J-M M : Ce qui est très intéressant dans cette affaire, c'est que pour être présent, il faut être deux. Donc ce n'est pas la présence "de l'un ou de l'autre".  Il n'y a pas "quelqu'un qui est présent" : il est présent à quelque chose ou à quelqu'un. C'est justement la dissolution de ta question que je suis en train de dire ici. La présence n'est pas à penser sur le mode de "être présent".
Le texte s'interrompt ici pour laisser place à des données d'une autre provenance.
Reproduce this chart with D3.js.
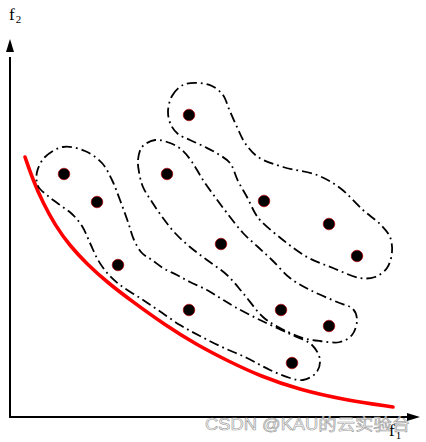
<!DOCTYPE html>
<html><head><meta charset="utf-8">
<script src="https://cdn.jsdelivr.net/npm/d3@7"></script>
<style>html,body{margin:0;padding:0;background:#fff;}svg{display:block;}</style>
</head><body>
<script>
// Data in chart units (f1 horizontal, f2 vertical)
const pointsF1 = [54, 87, 108, 179, 157, 211, 179, 254, 319, 347, 271, 319, 282];
const pointsF2 = [243, 215, 152, 302, 243, 173, 107, 216, 193, 161, 107, 91, 54];

const frontF1 = [15, 23, 33, 45, 60, 77, 98, 123, 155, 187, 220, 250, 290, 335, 383];
const frontF2 = [260, 237, 214, 192, 171, 153, 134, 115, 92, 72, 55, 41, 27, 17, 10];

const groupA = [[27,245],[35,260],[53,270],[75,266],[92,254],[102,237],[110,217],[118,195],[124,177],[132,164],[142,157],[153,149],[167,142],[180,135],[197,127],[210,119],[225,110],[250,97],[280,83],[302,72],[310,57],[306,44],[293,37],[280,39],[260,47],[237,59],[212,70],[190,81],[170,92],[148,107],[130,119],[110,132],[98,143],[88,157],[80,174],[72,191],[62,203],[50,212],[38,221],[28,231]];
const groupB = [[158,305],[162,321],[173,332],[188,334],[202,331],[213,322],[219,308],[227,290],[235,274],[248,260],[273,250],[307,242],[330,229],[353,207],[371,192],[380,180],[382,165],[377,149],[365,140],[350,139],[323,149],[297,160],[273,177],[250,197],[245,204],[237,220],[228,236],[220,254],[208,263],[195,270],[180,277],[168,283],[161,292]];
const groupC = [[129,245],[128,257],[132,270],[145,277],[160,274],[172,267],[182,255],[193,237],[205,220],[217,204],[233,184],[248,170],[262,157],[280,139],[300,127],[327,115],[343,108],[347,97],[342,82],[330,75],[310,76],[293,79],[270,89],[253,100],[233,124],[217,142],[197,157],[180,170],[165,184],[153,199],[142,215],[133,230]];

const xAxisLabel = "f", xAxisSub = "1";
const yAxisLabel = "f", yAxisSub = "2";
const watermark = "CSDN @KAU的云实验台";

const W = 426, H = 442;
const x = d3.scaleLinear().domain([0, 400]).range([10, 410]);
const y = d3.scaleLinear().domain([0, 400]).range([417, 17]);

const svg = d3.select("body").append("svg").attr("width", W).attr("height", H);

// Pareto front
const frontLine = d3.line().x(d => x(d[0])).y(d => y(d[1])).curve(d3.curveBasis);
svg.append("path")
  .attr("d", frontLine(frontF1.map((v, i) => [v, frontF2[i]])))
  .attr("fill", "none").attr("stroke", "#ff0000").attr("stroke-width", 3.6)
  .attr("stroke-linecap", "round");

// Cluster contours
const closed = d3.line().x(d => x(d[0])).y(d => y(d[1])).curve(d3.curveCatmullRomClosed.alpha(0.5));
[groupA, groupB, groupC].forEach(g => {
  svg.append("path").attr("d", closed(g))
    .attr("fill", "none").attr("stroke", "#000").attr("stroke-width", 1.8)
    .attr("stroke-dasharray", "10,4,1.8,4");
});

// Points
svg.selectAll("circle.pt").data(pointsF1.map((v, i) => [v, pointsF2[i]])).enter()
  .append("circle").attr("class", "pt")
  .attr("cx", d => x(d[0])).attr("cy", d => y(d[1])).attr("r", 5.8)
  .attr("fill", "#000").attr("stroke", "#b00000").attr("stroke-width", 0.7);

// Axes with arrows
svg.append("line").attr("x1", x(0)).attr("y1", y(0)).attr("x2", x(0)).attr("y2", y(360))
  .attr("stroke", "#000").attr("stroke-width", 2);
svg.append("line").attr("x1", x(0) - 1).attr("y1", y(0)).attr("x2", x(400)).attr("y2", y(0))
  .attr("stroke", "#000").attr("stroke-width", 2);
const yTip = y(378), xTip = x(410);
svg.append("path").attr("d", `M${x(0)},${yTip} L${x(0)-4},${yTip+13} L${x(0)+4},${yTip+13} Z`).attr("fill", "#000");
svg.append("path").attr("d", `M${xTip},${y(0)} L${xTip-13},${y(0)-4} L${xTip-13},${y(0)+4} Z`).attr("fill", "#000");

// Watermark
svg.append("text").attr("x", 205).attr("y", 430).text(watermark)
  .attr("font-family", "'Liberation Sans', 'Noto Sans CJK SC', sans-serif")
  .attr("font-size", 16).attr("textLength", 205).attr("lengthAdjust", "spacingAndGlyphs")
  .attr("fill", "#ffffff").attr("fill-opacity", 0.7)
  .attr("stroke", "#9a9a9a").attr("stroke-width", 0.6);

// Axis labels
const lab = (px, py, t, s) => {
  const tx = svg.append("text").attr("x", px).attr("y", py)
    .attr("font-family", "'Liberation Serif', 'DejaVu Serif', serif").attr("font-size", 17).attr("fill", "#000");
  tx.append("tspan").text(t);
  tx.append("tspan").attr("font-size", 11).attr("dy", 3).attr("dx", 1).text(s);
};
lab(9, 20, yAxisLabel, yAxisSub);
lab(389, 436, xAxisLabel, xAxisSub);
</script>
</body></html>
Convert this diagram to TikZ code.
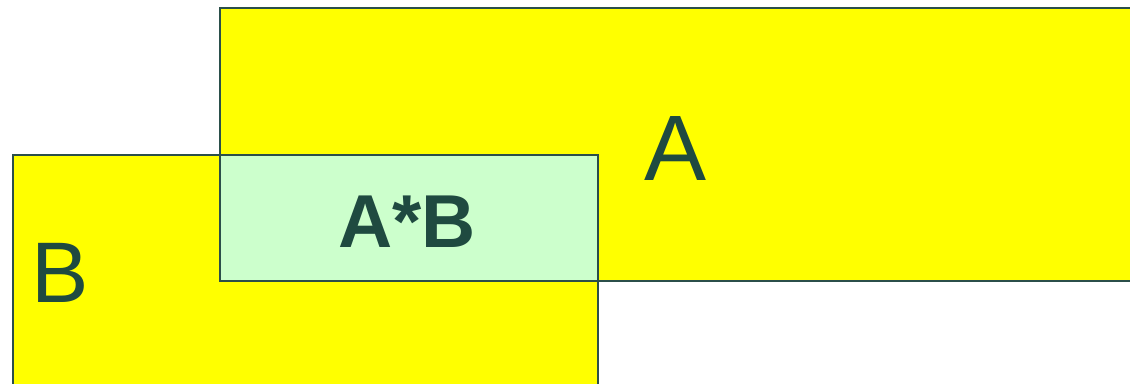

Le corps c'est "se présenter".

Notre représentation du corps comme chose est le produit lui aussi d'un regard, c'est le regard moderne sur le corps, un regard efficace, parce que c'est d'avoir été posé comme chose qu'il peut être disséqué – c'est tout une histoire, l'avènement de la capacité de disséquer – et ensuite étudié avec infiniment de raffinement dans son anatomie, sa biologie, etc. Ces choses efficaces, cependant, sont ouvertes et rendues possibles par ce qui est habituellement un regard myope sur ce qu'il en est du corps. Cela est infiniment efficace en son lieu, et pourtant ça met en péril la capacité de regarder le corps comme autre chose qu'un objet, ça met en péril la capacité d'entendre véritablement ce qui est le corps. C'est pourquoi il faut nous habituer à penser le mot de corps – je parle ici de chaque corps – à partir de "se présenter" : le corps c'est se présenter.

Rappelez-vous que nous avions un problème dans notre constante réduction à "chose" : nous disions que le pain, la vie, la lumière, ça ne pouvait pas se penser comme choses et j'invitais à les penser à partir de l'infinitif. C'est quelque chose un peu du même genre ici : le corps c'est se présenter.



[1] Cette réflexion de J-M Martin venait à la suite d'une réflexion de quelqu'un qui rappelait une considération faite la veille que l'homme est "parlé" pour le meilleur et pour le pire (ça parl en nous) : « Ce que nous avons dit hier sur le fait que ça parle en nous m'a beaucoup intéressé. Est-ce que pour éviter de personnifier ce logos (cette parole), on pourrait considérer l'acte de parler ou même l'acte d'entendre ? »

[2] Voir le message HEIDEGGER et les verbes de la sensorialité. Extraits du "Principe de raison" sur le blog, dans le tag Heidegger.